= SHORT PROBLEM =
Exactly as written, quote every line that follows, skipping the images.

===== PROVIDED DATA =====

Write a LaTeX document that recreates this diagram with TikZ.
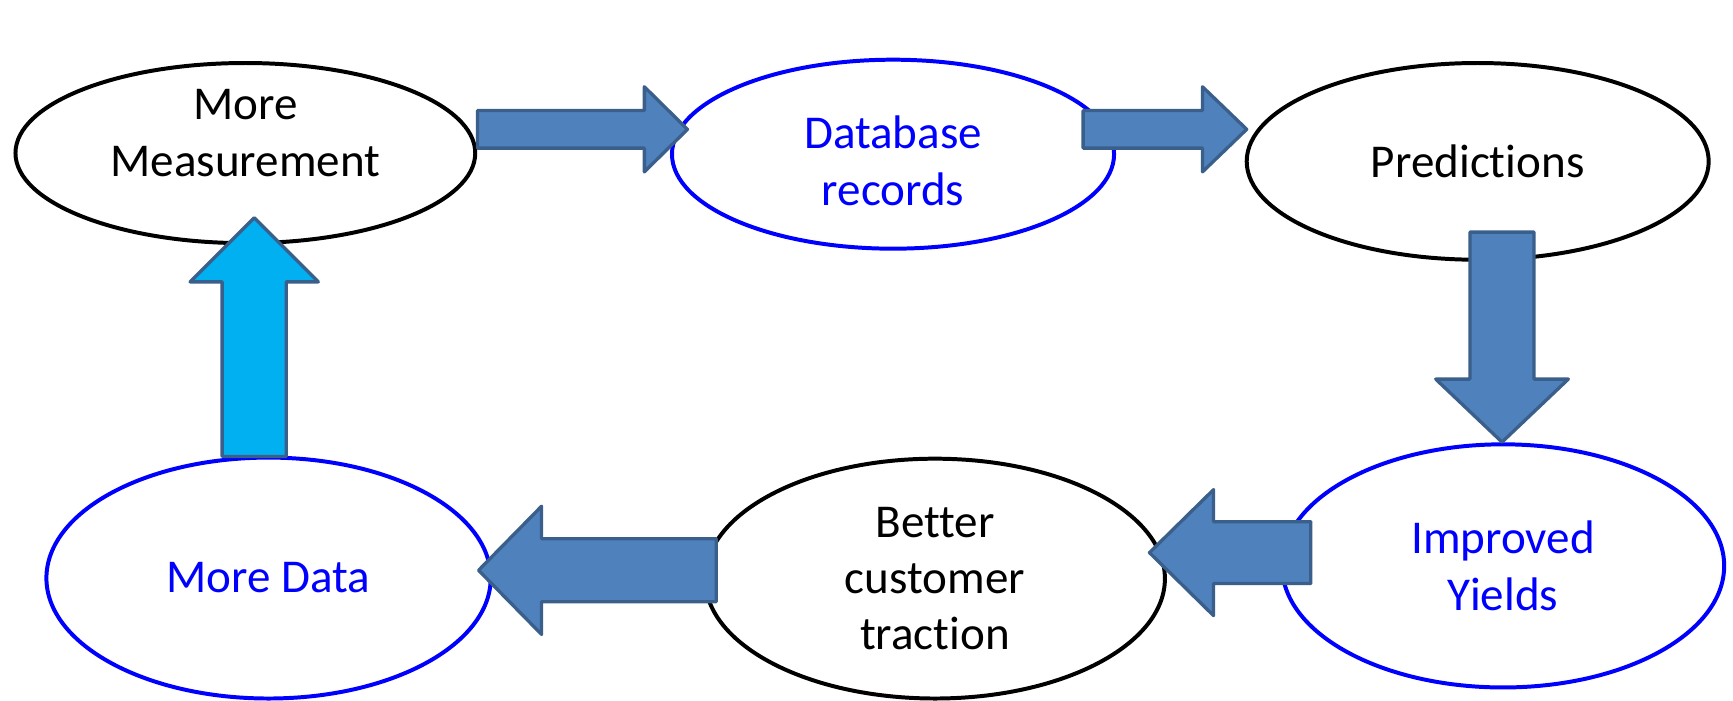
\documentclass[tikz,border=0pt]{standalone}
\usepackage{fontspec}
\setmainfont{Carlito}[Ligatures={NoCommon,NoContextual}]
\usetikzlibrary{calc,shapes.geometric}
\definecolor{arrowfill}{HTML}{4F81BD}
\definecolor{arrowline}{HTML}{3A5F8B}
\definecolor{cyanfill}{HTML}{00B0F0}
\definecolor{pureblue}{HTML}{0000FF}

\tikzset{
  bubble/.style={ellipse, line width=1.8pt, fill=white, inner sep=0pt},
  blackbubble/.style={bubble, draw=black},
  bluebubble/.style={bubble, draw=pureblue},
  caption/.style={align=center, inner sep=0pt, font=\fontsize{21.3pt}{25.5pt}\selectfont},
  bluecaption/.style={caption, text=pureblue},
  blockarrow/.style={draw=arrowline, line width=1.5pt, line join=round, fill=arrowfill},
  cyanarrow/.style={blockarrow, fill=cyanfill},
}

% block arrow: #1 style, #2 tail, #3 tip, #4 half shaft width, #5 half head width, #6 head length
\newcommand\fatarrow[6][blockarrow]{%
  \path ($(#3)!#6!(#2)$) coordinate (hb);
  \draw[#1] ($(#2)!#4!90:(#3)$) -- ($(hb)!#4!90:(#3)$) -- ($(hb)!#5!90:(#3)$)
    -- (#3) -- ($(hb)!#5!-90:(#3)$) -- ($(hb)!#4!-90:(#3)$) -- ($(#2)!#4!-90:(#3)$) -- cycle;
}

\begin{document}
\begin{tikzpicture}[x=0.5pt, y=-0.5pt]
  \useasboundingbox (0,0) rectangle (1568,634);

  % stages of the cycle
  \node[blackbubble, minimum width=208pt, minimum height=81.5pt,
        label={[caption, yshift=9pt]center:More\\Measurement}] (meas) at (222,138.5) {};
  \node[bluebubble, minimum width=200pt, minimum height=85.5pt,
        label={[bluecaption, yshift=-3pt]center:Database\\records}] (db) at (808,139.5) {};
  \node[blackbubble, minimum width=209pt, minimum height=89pt,
        label={[caption]center:Predictions}] (pred) at (1337,146) {};
  \node[bluebubble, minimum width=200pt, minimum height=110pt,
        label={[bluecaption]center:Improved\\Yields}] (yield) at (1360,512) {};
  \node[blackbubble, minimum width=208pt, minimum height=108.5pt,
        label={[caption]center:Better\\customer\\traction}] (cust) at (846,523.5) {};
  \node[bluebubble, minimum width=201pt, minimum height=109pt,
        label={[bluecaption]center:More Data}] (data) at (243,523) {};

  % arrow end points
  \coordinate (a1) at (432,117);   \coordinate (a2) at (622,117);
  \coordinate (b1) at (980,117);   \coordinate (b2) at (1128,117);
  \coordinate (c1) at (1359,210);  \coordinate (c2) at (1359,400);
  \coordinate (d1) at (1186,500);  \coordinate (d2) at (1040,500);
  \coordinate (e1) at (648,516);   \coordinate (e2) at (433,516);
  \coordinate (f1) at (230,413);   \coordinate (f2) at (230,197);

  % block arrows between the stages
  \fatarrow{a1}{a2}{8.5pt}{19.25pt}{19.5pt}
  \fatarrow{b1}{b2}{8.5pt}{19.25pt}{20pt}
  \fatarrow{c1}{c2}{14.5pt}{30pt}{28.5pt}
  \fatarrow{d1}{d2}{14pt}{28.5pt}{29pt}
  \fatarrow{e1}{e2}{14.25pt}{29pt}{28.5pt}
  \fatarrow[cyanarrow]{f1}{f2}{14.5pt}{29pt}{29pt}
\end{tikzpicture}
\end{document}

=====

= CORRECT ANSWER =
Write a LaTeX document that recreates this diagram with TikZ.
\documentclass[tikz,border=0pt]{standalone}
\usepackage{fontspec}
\setmainfont{Carlito}[Ligatures={NoCommon,NoContextual}]
\usetikzlibrary{calc,shapes.geometric}
\definecolor{arrowfill}{HTML}{4F81BD}
\definecolor{arrowline}{HTML}{3A5F8B}
\definecolor{cyanfill}{HTML}{00B0F0}
\definecolor{pureblue}{HTML}{0000FF}

\tikzset{
  bubble/.style={ellipse, line width=1.8pt, fill=white, inner sep=0pt},
  blackbubble/.style={bubble, draw=black},
  bluebubble/.style={bubble, draw=pureblue},
  caption/.style={align=center, inner sep=0pt, font=\fontsize{21.3pt}{25.5pt}\selectfont},
  bluecaption/.style={caption, text=pureblue},
  blockarrow/.style={draw=arrowline, line width=1.5pt, line join=round, fill=arrowfill},
  cyanarrow/.style={blockarrow, fill=cyanfill},
}

% block arrow: #1 style, #2 tail, #3 tip, #4 half shaft width, #5 half head width, #6 head length
\newcommand\fatarrow[6][blockarrow]{%
  \path ($(#3)!#6!(#2)$) coordinate (hb);
  \draw[#1] ($(#2)!#4!90:(#3)$) -- ($(hb)!#4!90:(#3)$) -- ($(hb)!#5!90:(#3)$)
    -- (#3) -- ($(hb)!#5!-90:(#3)$) -- ($(hb)!#4!-90:(#3)$) -- ($(#2)!#4!-90:(#3)$) -- cycle;
}

\begin{document}
\begin{tikzpicture}[x=0.5pt, y=-0.5pt]
  \useasboundingbox (0,0) rectangle (1568,634);

  % stages of the cycle
  \node[blackbubble, minimum width=208pt, minimum height=81.5pt,
        label={[caption, yshift=9pt]center:More\\Measurement}] (meas) at (222,138.5) {};
  \node[bluebubble, minimum width=200pt, minimum height=85.5pt,
        label={[bluecaption, yshift=-3pt]center:Database\\records}] (db) at (808,139.5) {};
  \node[blackbubble, minimum width=209pt, minimum height=89pt,
        label={[caption]center:Predictions}] (pred) at (1337,146) {};
  \node[bluebubble, minimum width=200pt, minimum height=110pt,
        label={[bluecaption]center:Improved\\Yields}] (yield) at (1360,512) {};
  \node[blackbubble, minimum width=208pt, minimum height=108.5pt,
        label={[caption]center:Better\\customer\\traction}] (cust) at (846,523.5) {};
  \node[bluebubble, minimum width=201pt, minimum height=109pt,
        label={[bluecaption]center:More Data}] (data) at (243,523) {};

  % arrow end points
  \coordinate (a1) at (432,117);   \coordinate (a2) at (622,117);
  \coordinate (b1) at (980,117);   \coordinate (b2) at (1128,117);
  \coordinate (c1) at (1359,210);  \coordinate (c2) at (1359,400);
  \coordinate (d1) at (1186,500);  \coordinate (d2) at (1040,500);
  \coordinate (e1) at (648,516);   \coordinate (e2) at (433,516);
  \coordinate (f1) at (230,413);   \coordinate (f2) at (230,197);

  % block arrows between the stages
  \fatarrow{a1}{a2}{8.5pt}{19.25pt}{19.5pt}
  \fatarrow{b1}{b2}{8.5pt}{19.25pt}{20pt}
  \fatarrow{c1}{c2}{14.5pt}{30pt}{28.5pt}
  \fatarrow{d1}{d2}{14pt}{28.5pt}{29pt}
  \fatarrow{e1}{e2}{14.25pt}{29pt}{28.5pt}
  \fatarrow[cyanarrow]{f1}{f2}{14.5pt}{29pt}{29pt}
\end{tikzpicture}
\end{document}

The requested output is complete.